Social introvert; digital extrovert
Manisha, a student of grade six says, "It is impossible to feel at ease at a dawat without my phone, I have no one to talk to here while all my friends are online."
One thing that is prevalent in Bangladeshi families, is the hiding factor. The lives young adults have on the web are fairly hidden from their older family members.
So, when people are engaging in conversations with each other online, the physical barrier breaks the mental barrier people, and young individuals are able to express themselves more truly.
When talking in person to a group or an individual, words coming from someone can be distracted by the looks of the person, how they carry themselves, and their surroundings, and whether people recognise it or not - this is a big factor that separates people.
In the world wide web, it is really just two minds communicating. When people text each other, the only things you are receiving are words in a digital format, thus when people have to express their minds in person, bearing all the judgements that might be projected towards them, the inertia of reality can be super awkward.
When people are constantly communicating online with their peers, in a medium they find very comfortable, it is only natural for them to feel awkward communicating in a way that is outside their comfort zone.
This is not to justify social awkwardness, but to show that there are more than individual factors that can make socialising in the real very awkward.
Sakib, an Ordinary Level student, says, "I speak to the girl I like every day on Facebook, but I doubt I'll ever have the courage to stay cool if I talk to her in person. The guys I see around her are obviously better looking than I am."
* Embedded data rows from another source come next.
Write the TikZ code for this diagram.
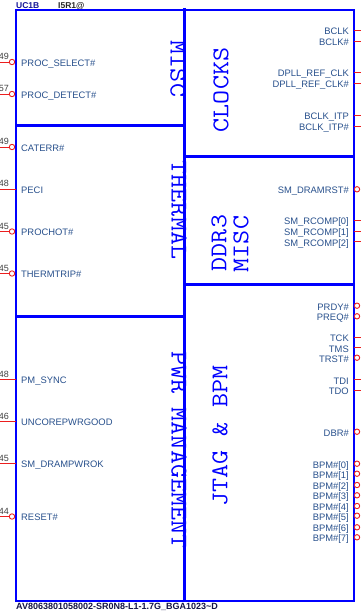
\documentclass[tikz,border=0pt]{standalone}
\usepackage{fontspec}
\usepackage{graphicx}
\setmainfont{Liberation Sans}
\definecolor{lblc}{RGB}{40,80,140}
\definecolor{boxblue}{RGB}{0,0,255}
\definecolor{pinred}{RGB}{235,30,30}
\definecolor{hdrblue}{RGB}{20,20,150}
\definecolor{footc}{RGB}{20,20,70}
\tikzset{
  lbl/.style={font=\fontsize{9.4}{10}\selectfont, text=lblc, inner sep=0pt},
  pinnum/.style={font=\fontsize{9}{9}\selectfont, text=black!75, inner sep=0pt},
  pinline/.style={draw=pinred, line width=0.9pt},
  pincirc/.style={draw=pinred, line width=0.9pt, fill=white},
  sectitle/.style={font=\fontsize{24}{24}\ttfamily, text=boxblue, inner sep=0pt},
  outline/.style={draw=boxblue, line width=2pt},
  divider/.style={draw=boxblue, line width=3pt},
  midline/.style={draw=boxblue, line width=3.5pt},
}
\newcommand\lpin[5]{%
  \node[lbl, anchor=base west] (L#1) at (21,#2+4.3) {#3};
  \node[pinnum, anchor=base east] (N#1) at (9,#2-2) {#4};
  \coordinate (E#1) at (0,#2);
  \ifnum#5=1
    \coordinate (C#1) at (12,#2);
    \draw[pinline] (E#1) -- ++(9.3,0);
    \draw[pincirc] (C#1) circle[radius=2.7pt];
  \else
    \coordinate (C#1) at (15.5,#2);
    \draw[pinline] (E#1) -- (C#1);
  \fi}
\newcommand\rpin[4]{%
  \node[lbl, anchor=base east] (R#1) at (349,#2+4.3) {#3};
  \coordinate (F#1) at (361,#2);
  \ifnum#4=1
    \coordinate (D#1) at (357,#2);
    \draw[pincirc] (D#1) circle[radius=2.7pt];
  \else
    \coordinate (D#1) at (354,#2);
    \draw[pinline] (D#1) -- (F#1);
  \fi}
\begin{document}
\begin{tikzpicture}[x=1pt,y=-1pt]
\useasboundingbox (0,0) rectangle (361,612);
% header / footer
\node[font=\bfseries\fontsize{8.5}{9}\selectfont, text=hdrblue, anchor=base west, inner sep=0pt] (hdr1) at (16,8.5) {UC1B};
\node[font=\bfseries\fontsize{8.5}{9}\selectfont, text=black!85, anchor=base west, inner sep=0pt] (hdr2) at (58,8.5) {I5R1@};
\node[font=\bfseries\fontsize{9}{9}\selectfont, text=footc, anchor=base west, inner sep=0pt] (foot) at (16,609.5) {AV8063801058002-SR0N8-L1-1.7G\_BGA1023\textasciitilde D};
% boxes
\draw[outline] (15.5,10) rectangle (354,600.5);
\draw[divider] (15.5,126) -- (184.5,126);
\draw[divider] (15.5,316) -- (184.5,316);
\draw[divider] (184.5,157) -- (354,157);
\draw[divider] (184.5,284) -- (354,284);
% section titles
\node[sectitle, rotate=-90] (tmisc) at (178,69) {\scalebox{1.135}[1]{MISC}};
\node[sectitle, rotate=-90] (ttherm) at (179,210) {\scalebox{1.135}[1]{THERMAL}};
\node[sectitle, rotate=-90] (tpwr) at (179,450) {\scalebox{1.135}[1]{PWR MANAGEMENT}};
\node[sectitle, rotate=90] (tclk) at (221,90) {\scalebox{1.135}[1]{CLOCKS}};
\node[sectitle, rotate=90] (tddr) at (219,243) {\scalebox{1.135}[1]{DDR3}};
\node[sectitle, rotate=90] (tddrm) at (241,244) {\scalebox{1.135}[1]{MISC}};
\node[sectitle, rotate=90] (tjtag) at (220,436) {\scalebox{1.135}[1]{JTAG \& BPM}};
\draw[midline] (184.5,8) -- (184.5,602);
% left pins
\lpin{a}{62}{PROC\_SELECT\#}{49}{1}
\lpin{b}{94}{PROC\_DETECT\#}{57}{1}
\lpin{c}{147}{CATERR\#}{49}{1}
\lpin{d}{189}{PECI}{48}{0}
\lpin{e}{231.5}{PROCHOT\#}{45}{1}
\lpin{f}{273.5}{THERMTRIP\#}{45}{1}
\lpin{g}{379.5}{PM\_SYNC}{48}{0}
\lpin{h}{421.5}{UNCOREPWRGOOD}{46}{0}
\lpin{i}{463.5}{SM\_DRAMPWROK}{45}{0}
\lpin{j}{516.5}{RESET\#}{44}{1}
% right pins
\rpin{a}{30.7}{BCLK}{0}
\rpin{b}{41.7}{BCLK\#}{0}
\rpin{c}{72.7}{DPLL\_REF\_CLK}{0}
\rpin{d}{83.7}{DPLL\_REF\_CLK\#}{0}
\rpin{e}{115.3}{BCLK\_ITP}{0}
\rpin{f}{126}{BCLK\_ITP\#}{0}
\rpin{g}{189.3}{SM\_DRAMRST\#}{1}
\rpin{h}{220.7}{SM\_RCOMP[0]}{0}
\rpin{i}{231.3}{SM\_RCOMP[1]}{0}
\rpin{j}{241.7}{SM\_RCOMP[2]}{0}
\rpin{k}{305.7}{PRDY\#}{1}
\rpin{l}{316.3}{PREQ\#}{1}
\rpin{m}{337.3}{TCK}{0}
\rpin{n}{347.7}{TMS}{0}
\rpin{o}{357.7}{TRST\#}{1}
\rpin{p}{379.7}{TDI}{0}
\rpin{q}{390}{TDO}{0}
\rpin{r}{431.7}{DBR\#}{1}
\rpin{s}{463.7}{BPM\#[0]}{1}
\rpin{t}{473.7}{BPM\#[1]}{1}
\rpin{u}{485}{BPM\#[2]}{1}
\rpin{v}{495.3}{BPM\#[3]}{1}
\rpin{w}{506}{BPM\#[4]}{1}
\rpin{x}{515.7}{BPM\#[5]}{1}
\rpin{y}{527.3}{BPM\#[6]}{1}
\rpin{z}{537.3}{BPM\#[7]}{1}
\end{tikzpicture}
\end{document}
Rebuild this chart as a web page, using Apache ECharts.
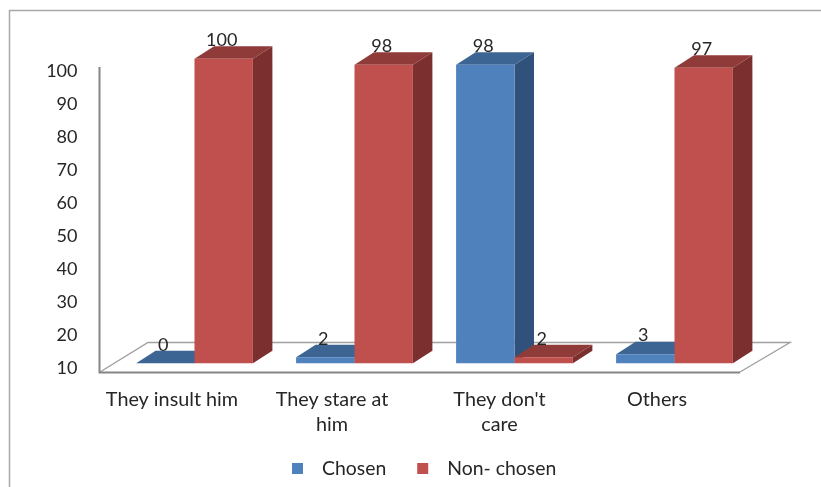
<!DOCTYPE html>
<html><head><meta charset="utf-8">
<style>html,body{margin:0;padding:0;background:#fff}#c{width:821px;height:487px}</style>
<script src="https://cdn.jsdelivr.net/npm/echarts@6/dist/echarts.min.js"></script>
</head><body><div id="c"></div>
<script>
const categories = ["They insult him", "They stare at\nhim", "They don't\ncare", "Others"];
const chosen = [0, 2, 98, 3];
const nonChosen = [100, 98, 2, 97];
const FONT = 'Lato';
const TXT = '#262626';
const depthX = 19.5, depthY = -12.5;
const barShare = 0.365;

function bar3d(front, top, side, dir) {
  return function (params, api) {
    const i = api.value(0), v = api.value(1);
    const band = api.size([1, 0])[0];
    const w = band * barShare;
    const c = api.coord([i, v]), b = api.coord([i, 0]);
    const x0 = dir < 0 ? c[0] - w : c[0], x1 = x0 + w;
    const yT = c[1], yB = b[1];
    const poly = (pts, fill) => ({type: 'polygon', shape: {points: pts}, style: {fill: fill}});
    return {type: 'group', children: [
      poly([[x1, yT], [x1 + depthX, yT + depthY], [x1 + depthX, yB + depthY], [x1, yB]], side),
      poly([[x0, yT], [x0 + depthX, yT + depthY], [x1 + depthX, yT + depthY], [x1, yT]], top),
      poly([[x0, yT], [x1, yT], [x1, yB], [x0, yB]], front),
      {type: 'text', z2: 50, style: {x: (x0 + x1) / 2 - 2, y: yT - 18.5, text: String(v),
        fill: TXT, font: '18px ' + FONT, align: 'center', verticalAlign: 'middle'}}
    ]};
  };
}
const line = (pts, w, col) => ({type: 'polyline', shape: {points: pts}, silent: true,
  style: {stroke: col, lineWidth: w, fill: null}});

const labelShift = [-15, -15, 0, -5];
const rich = {};
labelShift.forEach((s, i) => {
  rich['c' + i] = {fontFamily: FONT, fontSize: 19.8, color: TXT, lineHeight: 25,
    padding: s < 0 ? [0, -s, 0, 0] : [0, 0, 0, s]};
});

const chart = echarts.init(document.getElementById('c'), null, {renderer: 'canvas'});
chart.setOption({
  animation: false,
  backgroundColor: '#fff',
  graphic: [
    line([[9.5, 487], [9.5, 10.5], [821, 10.5]], 1.5, '#A9A9A9'),
    line([[100, 372], [148, 342.5], [790, 342.5], [740, 372]], 1.4, '#A0A0A0'),
    line([[99.5, 67], [99.5, 372.5], [740, 372.5]], 2, '#868686')
  ],
  legend: {
    left: 287, top: 454, itemWidth: 11, itemHeight: 11, itemGap: 31,
    icon: 'rect',
    textStyle: {fontFamily: FONT, fontSize: 19.4, color: TXT, padding: [0, 0, 0, 14]},
    data: ['Chosen', 'Non- chosen']
  },
  grid: [
    {left: 99.5, width: 640, top: 71.5, height: 297},
    {left: 114.5, width: 640, top: 58.7, height: 304.6}
  ],
  xAxis: [
    {type: 'category', gridIndex: 0, data: categories,
     axisLine: {show: false}, axisTick: {show: false},
     axisLabel: {interval: 0, margin: 19, rich: rich,
       formatter: (v, i) => v.split('\n').map(t => '{c' + i + '|' + t + '}').join('\n')}},
    {type: 'category', gridIndex: 1, data: categories, show: false}
  ],
  yAxis: [
    {type: 'value', gridIndex: 0, min: 10, max: 100, interval: 10,
     axisLine: {show: false}, axisTick: {show: false}, splitLine: {show: false},
     axisLabel: {margin: 22, fontFamily: FONT, fontSize: 18, color: TXT}},
    {type: 'value', gridIndex: 1, min: 0, max: 100, show: false}
  ],
  series: [
    {type: 'custom', name: 'Chosen', xAxisIndex: 1, yAxisIndex: 1, clip: false,
     itemStyle: {color: '#4F81BD'},
     renderItem: bar3d('#4F81BD', '#3D6593', '#30527A', -1),
     encode: {x: 0, y: 1}, data: chosen.map((v, i) => [i, v])},
    {type: 'custom', name: 'Non- chosen', xAxisIndex: 1, yAxisIndex: 1, clip: false,
     itemStyle: {color: '#C0504D'},
     renderItem: bar3d('#C0504D', '#8F3B39', '#7B2F2E', 1),
     encode: {x: 0, y: 1}, data: nonChosen.map((v, i) => [i, v])}
  ]
});
</script></body></html>
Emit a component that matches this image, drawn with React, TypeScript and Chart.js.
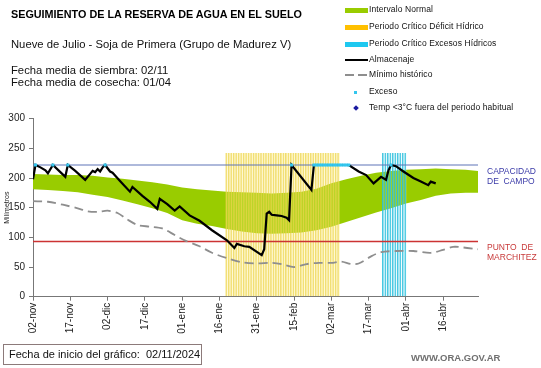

Being digitally fluent is a lot like being fluent in more than one language. It is believed that people who speak different languages have the ability to change their personality and reasoning according to the language they speak. In the same way people are different when they communicate online compared to how they are in reality.
Basically, the displacement of comfort is what creates a socially awkward experience.
In the world of social media, the concept of 'like for like' is what drives a person's popularity. Sometimes people are nice to other people just to gain recognition. And this is hardly practiced in real life.
People put up their best pictures as their avatars, whereas in reality looking your best is highly inconsistent. Cultural factors and social stigmas create an awkward environment for people to communicate in; which does not exist in the world of the Internet.
Social awkwardness can be a thing of the past if people move away from materialistic judgements and enjoy sharing time with someone because they truly like each other.